*Work to complete*
Exactly the lines from the line holding "Emit a Python" to the line holding "y_ticks = [0.0, 0.5, 1.0, 1.5, 2.0, 2.5, 3.0]", both lines included, are to be echoed; pictures are not.

*Provided records*
☆ ☆ ☆

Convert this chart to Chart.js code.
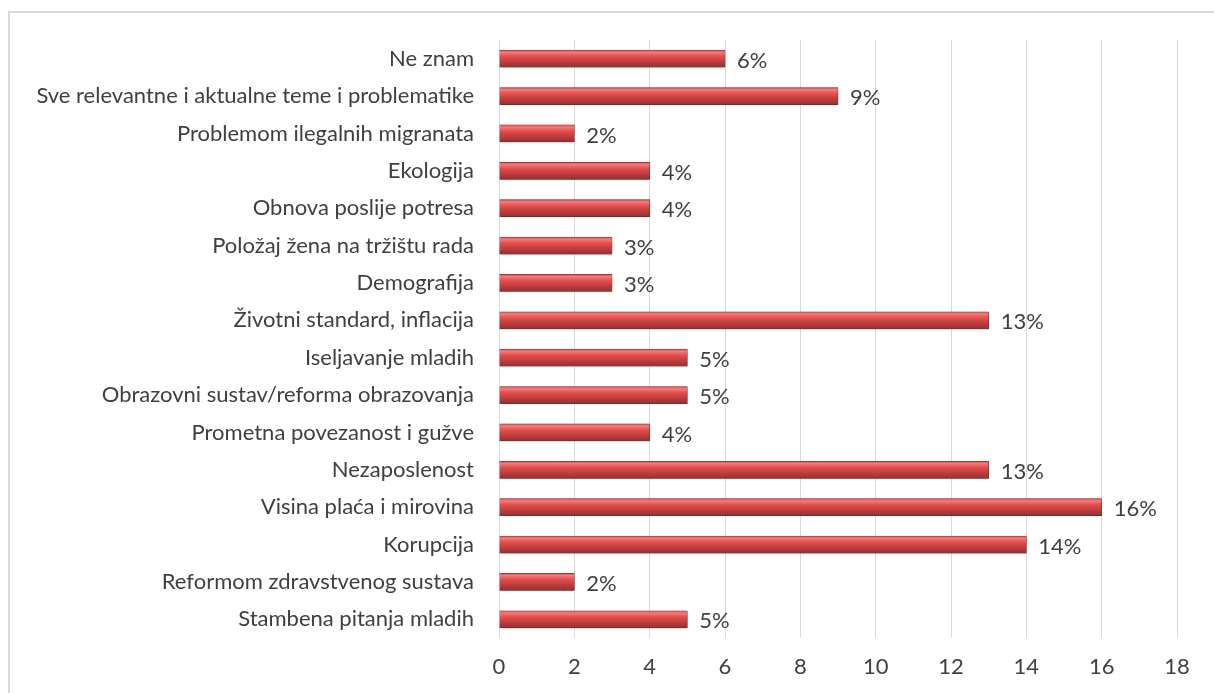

☆ ☆ ☆

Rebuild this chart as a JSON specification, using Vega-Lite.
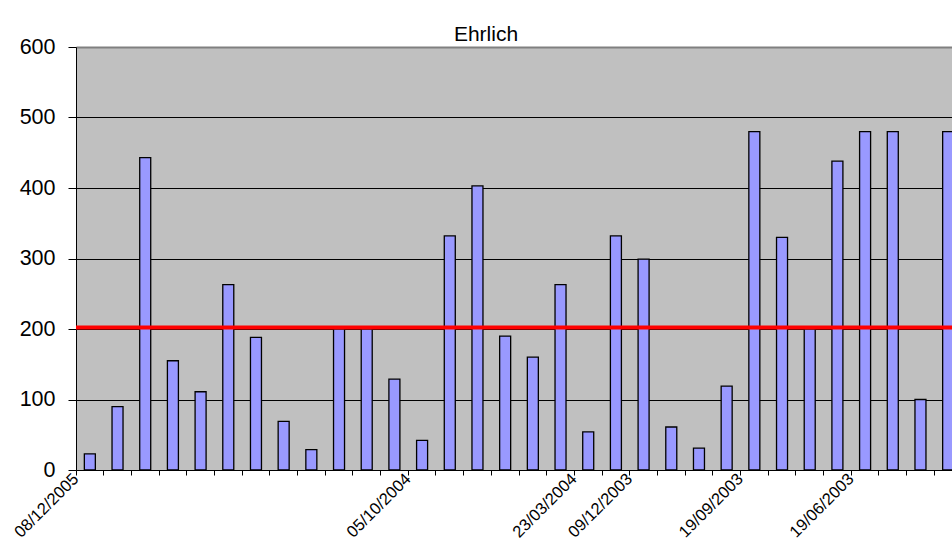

☆ ☆ ☆

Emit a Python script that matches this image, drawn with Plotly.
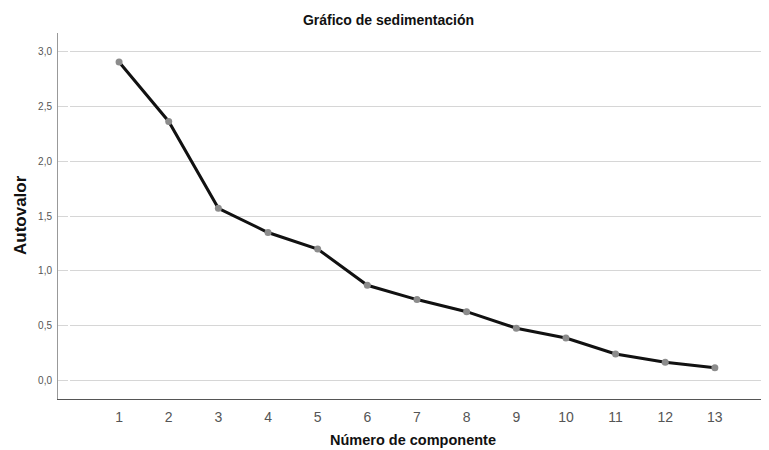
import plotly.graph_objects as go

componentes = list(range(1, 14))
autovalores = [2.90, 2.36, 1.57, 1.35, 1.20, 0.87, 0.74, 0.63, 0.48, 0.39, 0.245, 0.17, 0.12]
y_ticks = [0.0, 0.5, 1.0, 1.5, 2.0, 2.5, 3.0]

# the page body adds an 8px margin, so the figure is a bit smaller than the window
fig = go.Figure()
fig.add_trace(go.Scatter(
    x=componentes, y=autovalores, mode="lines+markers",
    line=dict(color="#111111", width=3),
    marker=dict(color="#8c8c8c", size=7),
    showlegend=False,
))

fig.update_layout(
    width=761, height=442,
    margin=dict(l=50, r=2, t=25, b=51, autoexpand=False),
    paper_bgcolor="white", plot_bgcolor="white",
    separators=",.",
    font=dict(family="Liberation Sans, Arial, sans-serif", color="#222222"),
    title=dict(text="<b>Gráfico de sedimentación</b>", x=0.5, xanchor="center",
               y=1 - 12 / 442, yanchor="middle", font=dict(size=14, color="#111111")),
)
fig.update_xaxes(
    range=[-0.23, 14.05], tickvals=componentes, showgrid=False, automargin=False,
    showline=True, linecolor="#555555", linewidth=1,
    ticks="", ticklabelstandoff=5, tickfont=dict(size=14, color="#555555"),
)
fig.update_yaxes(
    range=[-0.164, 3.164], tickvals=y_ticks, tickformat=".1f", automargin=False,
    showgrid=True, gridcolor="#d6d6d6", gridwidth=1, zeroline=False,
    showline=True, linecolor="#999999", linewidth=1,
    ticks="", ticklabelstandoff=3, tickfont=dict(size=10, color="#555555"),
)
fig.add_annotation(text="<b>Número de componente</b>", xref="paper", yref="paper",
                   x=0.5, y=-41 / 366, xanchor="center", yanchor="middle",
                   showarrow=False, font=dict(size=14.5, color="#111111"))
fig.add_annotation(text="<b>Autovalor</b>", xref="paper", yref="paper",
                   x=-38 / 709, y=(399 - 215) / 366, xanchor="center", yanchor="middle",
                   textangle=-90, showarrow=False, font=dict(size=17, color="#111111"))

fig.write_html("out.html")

☆ ☆ ☆

*Answer in full*
Emit a Python script that matches this image, drawn with Plotly.
import plotly.graph_objects as go

componentes = list(range(1, 14))
autovalores = [2.90, 2.36, 1.57, 1.35, 1.20, 0.87, 0.74, 0.63, 0.48, 0.39, 0.245, 0.17, 0.12]
y_ticks = [0.0, 0.5, 1.0, 1.5, 2.0, 2.5, 3.0]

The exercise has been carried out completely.